TORONTO -

The Ontario Motor Vehicle Industry Council announced Friday that it has issued a 450-day incarceration sentence to a dealer for two counts of curbsiding.

According to OMVIC, the dealer, Mehran Amini, was acting as a dealer without registration, contrary to the Motor Vehicle Dealers Act, and will serve the longest sentence of its kind ever issued in Ontario.

“This is the longest sentence handed out in Ontario for illegal vehicle sales,” said Michael Rothe, OMVIC’s director of legal services. “And it sends an important and strong message to those who would prey on Ontario consumers.”

OMVIC says that it charged Amini after it discovered he had purchased 30 vehicles, predominantly late-model pickup trucks with high mileage, in Western Canada and brought them to Ontario and rolled back their odometers before selling them to unsuspecting buyers.

“This individual is responsible for a great deal of consumer harm,” said Larry Edgar, OMVIC’s acting director of investigations. “When the true history of the vehicles became known, the purchasers found themselves with trucks worth far less than they had paid and many faced unexpected expensive repairs (due to the high mileages), some of which had crippling financial implications for the buyers.”

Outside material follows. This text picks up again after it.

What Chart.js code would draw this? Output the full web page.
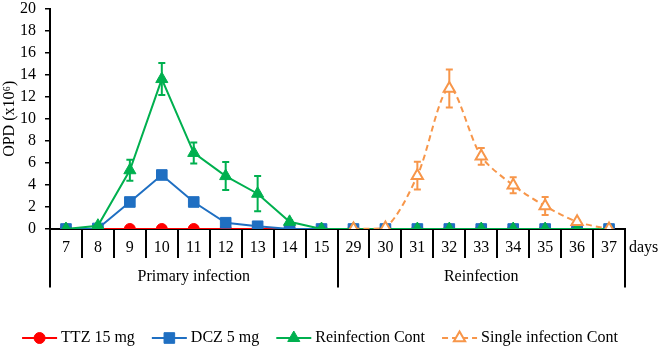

In court, the evidence shown against Amini included his ads placed in online marketplaces, where he posed as a private seller and used multiple aliases on top of telling some of the buyers that he was a dealer.

These are not the first curbsiding convictions issued to Amini – he has been charged and convicted by OMVIC on two prior occasions for the same behavior. His first conviction resulted in a $393,000 fine for selling 42 vehicles with rolled-back odometers, which Amini appealed. He is scheduled to appear in court March 21 for sentencing.